Critical Mid-Season Side-Dress Timing V8 through V12
The period from the V8 stage through the V12 stage represents the start of the “grand growth phase,” where the corn plant’s nitrogen demand becomes high. This rapid accumulation phase is when the plant takes up the majority of its season-long nitrogen. Approximately 40% of the total nitrogen uptake occurs between V12 and tasseling (VT). The plant rapidly builds biomass, driving a high need for nutrients and water.
Applying the largest portion of the season’s nitrogen requirement during this window, known as “side-dressing,” is the most effective strategy for maximizing nitrogen use efficiency. The goal is to have the nitrogen available in the root zone just before the demand peaks, preventing a yield-limiting deficiency before pollination. Application methods include injecting anhydrous ammonia or liquid UAN solution between the rows. The V12 stage is the last practical time for ground application before the canopy closes, which limits equipment access.

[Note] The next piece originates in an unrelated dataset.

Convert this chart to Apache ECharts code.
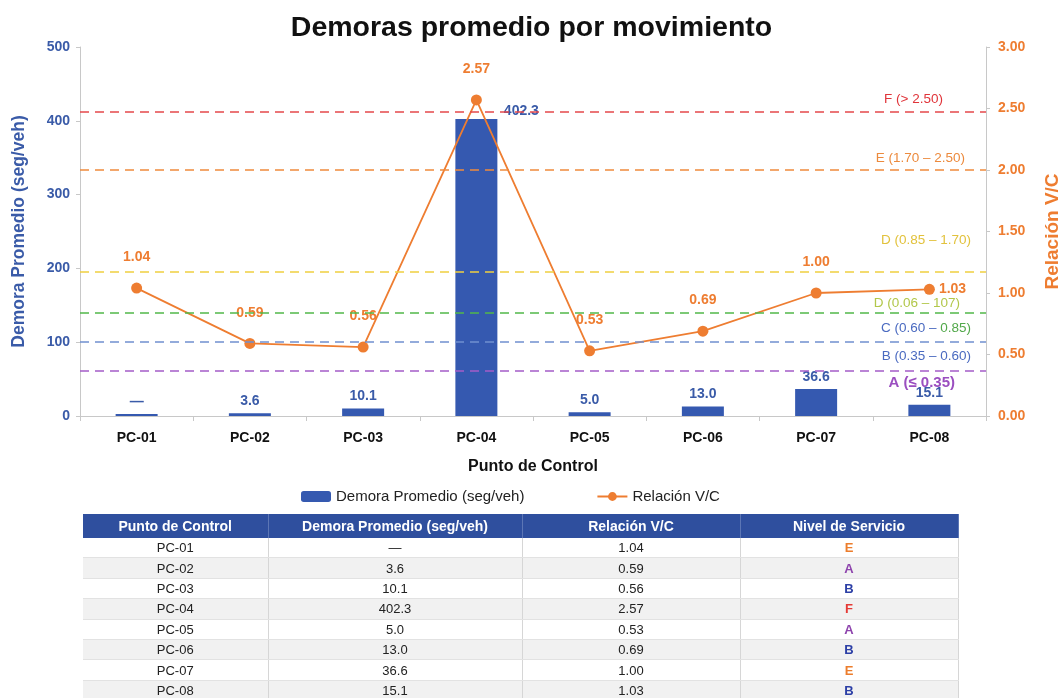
<!DOCTYPE html>
<html>
<head>
<meta charset="utf-8">
<script src="https://cdn.jsdelivr.net/npm/echarts@6/dist/echarts.min.js"></script>
<style>
  html, body { margin: 0; padding: 0; background: #fff; }
  #wrap { position: relative; width: 1063px; height: 698px; overflow: hidden; }
  #chart { position: absolute; left: 0; top: 0; width: 1063px; height: 698px; }
  #tbl { position: absolute; left: 83px; top: 514px; width: 875px; border-collapse: collapse;
    font-family: "Liberation Sans", Arial, sans-serif; font-size: 13px; color: #222; table-layout: fixed; }
  #tbl th { background: #2f4f9e; color: #fff; font-weight: bold; font-size: 14px; height: 24px; padding: 0;
    border-right: 1px solid #5c76b5; }
  #tbl td { height: 19.4px; padding: 0; text-align: center; border-right: 1px solid #d6d6d6;
    border-bottom: 1px solid #e2e2e2; line-height: 19px; }
  #tbl tr:nth-child(odd) td { background: #f1f1f1; }
  #tbl td.los { font-weight: bold; }
</style>
</head>
<body>
<div id="wrap">
  <div id="chart"></div>
  <table id="tbl"></table>
</div>
<script>
// datos
var puntos = ['PC-01', 'PC-02', 'PC-03', 'PC-04', 'PC-05', 'PC-06', 'PC-07', 'PC-08'];
var demora = [null, 3.6, 10.1, 402.3, 5.0, 13.0, 36.6, 15.1];
var relacionVC = [1.04, 0.59, 0.56, 2.57, 0.53, 0.69, 1.00, 1.03];
var nivel = ['E', 'A', 'B', 'F', 'A', 'B', 'E', 'B'];
var colorNivel = { A: '#8e44ad', B: '#2c3fa6', C: '#4a6ac0', D: '#d9b52c', E: '#ec7d2c', F: '#e53935' };

// lineas de umbral (eje V/C)
var umbralValor = [2.47, 2.00, 1.17, 0.84, 0.60, 0.37];
var umbralColor = ['#e5484b', '#ef8a3c', '#f0d040', '#52b84a', '#7090d0', '#a45cc8'];
var umbralTexto = ['F (> 2.50)', 'E (1.70 – 2.50)', 'D (0.85 – 1.70)', 'D (0.06 – 107)', '{b|C (0.60 –} {g|0.85)}', 'B (0.35 – 0.60)'];
var umbralTextoColor = ['#e0343a', '#ec8a3d', '#e2c23c', '#b2c74a', '#4a6ac0', '#4a6ac0'];

var blue = '#3559b0';
var blueText = '#3a5ba8';
var orange = '#ee7d31';

var chart = echarts.init(document.getElementById('chart'));

var lineDist = [[43, 6], [21, 5], [15, 25], [26, 2], [15, 7], [15, 7]];
var markData = umbralValor.map(function (v, i) {
  return {
    yAxis: v,
    lineStyle: { color: umbralColor[i], type: [9, 6], width: 1.5 },
    label: {
      show: true,
      position: 'insideEndTop',
      distance: lineDist[i],
      formatter: umbralTexto[i],
      color: umbralTextoColor[i],
      fontSize: 13.5,
      rich: {
        b: { color: '#4a6ac0', fontSize: 13.5 },
        g: { color: '#52a84a', fontSize: 13.5 }
      }
    }
  };
});
// etiqueta A bajo la linea morada
markData.push({
  yAxis: umbralValor[5],
  lineStyle: { color: 'rgba(0,0,0,0)', width: 0 },
  label: {
    show: true, position: 'insideEndBottom', distance: [31, 5],
    formatter: 'A (≤ 0.35)', color: '#9b4fc0', fontSize: 15, fontWeight: 'bold'
  }
});

var barData = demora.map(function (v, i) {
  if (v == null) return { value: 0, label: { formatter: '—' } };
  if (i === 3) return { value: v, label: { offset: [45, 4] } };
  return v;
});

var lineData = relacionVC.map(function (v, i) {
  if (i === 7) return { value: v, label: { position: 'right', distance: 4 } };
  return v;
});

var option = {
  backgroundColor: '#fff',
  textStyle: { fontFamily: 'Liberation Sans, Arial, sans-serif' },
  title: {
    text: 'Demoras promedio por movimiento',
    left: 'center', top: 9,
    textStyle: { fontSize: 28.5, fontWeight: 'bold', color: '#111' }
  },
  legend: {
    top: 484, left: 296, itemGap: 72, itemWidth: 30, itemHeight: 11,
    textStyle: { fontSize: 15, color: '#222' },
    data: ['Demora Promedio (seg/veh)', 'Relación V/C']
  },
  grid: { left: 80, right: 77, top: 47, bottom: 282, outerBoundsMode: 'none', containLabel: false },
  xAxis: {
    type: 'category',
    data: puntos,
    name: 'Punto de Control',
    nameLocation: 'middle',
    nameGap: 43,
    nameTextStyle: { fontSize: 16, fontWeight: 'bold', color: '#111' },
    axisLine: { lineStyle: { color: '#c8c8c8' } },
    axisTick: { show: true, length: 5, lineStyle: { color: '#c8c8c8' } },
    axisLabel: { fontSize: 14, fontWeight: 'bold', color: '#111', margin: 15 }
  },
  yAxis: [{
    type: 'value', min: 0, max: 500, interval: 100,
    name: 'Demora Promedio (seg/veh)',
    nameLocation: 'middle', nameRotate: 90, nameGap: 52,
    nameTextStyle: { fontSize: 17.5, fontWeight: 'bold', color: blueText },
    axisLine: { show: true, lineStyle: { color: '#c8c8c8' } },
    axisTick: { show: true, length: 4, lineStyle: { color: '#c8c8c8' } },
    axisLabel: { fontSize: 14, fontWeight: 'bold', color: blueText, margin: 10 },
    splitLine: { show: false }
  }, {
    type: 'value', min: 0, max: 3, interval: 0.5,
    name: 'Relación V/C',
    nameLocation: 'middle', nameRotate: 90, nameGap: 57,
    nameTextStyle: { fontSize: 19, fontWeight: 'bold', color: orange },
    axisLine: { show: true, lineStyle: { color: '#c8c8c8' } },
    axisTick: { show: true, length: 4, lineStyle: { color: '#c8c8c8' } },
    axisLabel: {
      fontSize: 14, fontWeight: 'bold', color: orange, margin: 12,
      formatter: function (v) { return v.toFixed(2); }
    },
    splitLine: { show: false }
  }],
  series: [{
    name: 'Demora Promedio (seg/veh)',
    type: 'bar',
    data: barData,
    barWidth: 42,
    barMinHeight: 2,
    itemStyle: { color: blue },
    label: {
      show: true, position: 'top', distance: 5,
      fontSize: 14, fontWeight: 'bold', color: blueText,
      formatter: function (p) { return p.value.toFixed(1); }
    },
    z: 2
  }, {
    name: 'Relación V/C',
    type: 'line',
    yAxisIndex: 1,
    data: lineData,
    symbol: 'circle',
    symbolSize: 11,
    itemStyle: { color: orange },
    lineStyle: { color: orange, width: 1.8 },
    label: {
      show: true, position: 'top', distance: 18,
      fontSize: 14, fontWeight: 'bold', color: orange,
      formatter: function (p) { return p.value.toFixed(2); }
    },
    markLine: {
      silent: true,
      symbol: 'none',
      data: markData
    },
    z: 3
  }]
};
chart.setOption(option);

// tabla
var html = '<colgroup><col style="width:185px"><col style="width:254px"><col style="width:218px"><col style="width:218px"></colgroup>';
html += '<tr><th>Punto de Control</th><th>Demora Promedio (seg/veh)</th><th>Relación V/C</th><th>Nivel de Servicio</th></tr>';
for (var i = 0; i < puntos.length; i++) {
  html += '<tr><td>' + puntos[i] + '</td><td>' + (demora[i] == null ? '—' : demora[i].toFixed(1)) +
    '</td><td>' + relacionVC[i].toFixed(2) + '</td><td class="los" style="color:' + colorNivel[nivel[i]] + '">' +
    nivel[i] + '</td></tr>';
}
document.getElementById('tbl').innerHTML = html;
</script>
</body>
</html>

Environmental and Soil Factors Dictating Timing Adjustments
Ideal timing windows must be adjusted based on local soil conditions and weather patterns to minimize nitrogen loss. In sandy soils or areas with high early-season rainfall, nitrate leaching is a risk, as water moves the mobile nitrate form below the root zone. Delaying a larger portion of the nitrogen application until the V6 to V8 stages is a common strategy to reduce the nutrient’s exposure to potential loss.
Conversely, in heavy clay soils that become waterlogged, the risk shifts to denitrification. Soil microbes convert nitrate into nitrogen gas that escapes to the atmosphere. This loss accelerates in warm, saturated soils, so applying nitrogen in the more stable ammonium form and utilizing nitrification inhibitors can help. Soil testing can also inform timing decisions, allowing for reduced starter application or delayed side-dress timing if residual soil nitrogen levels are high.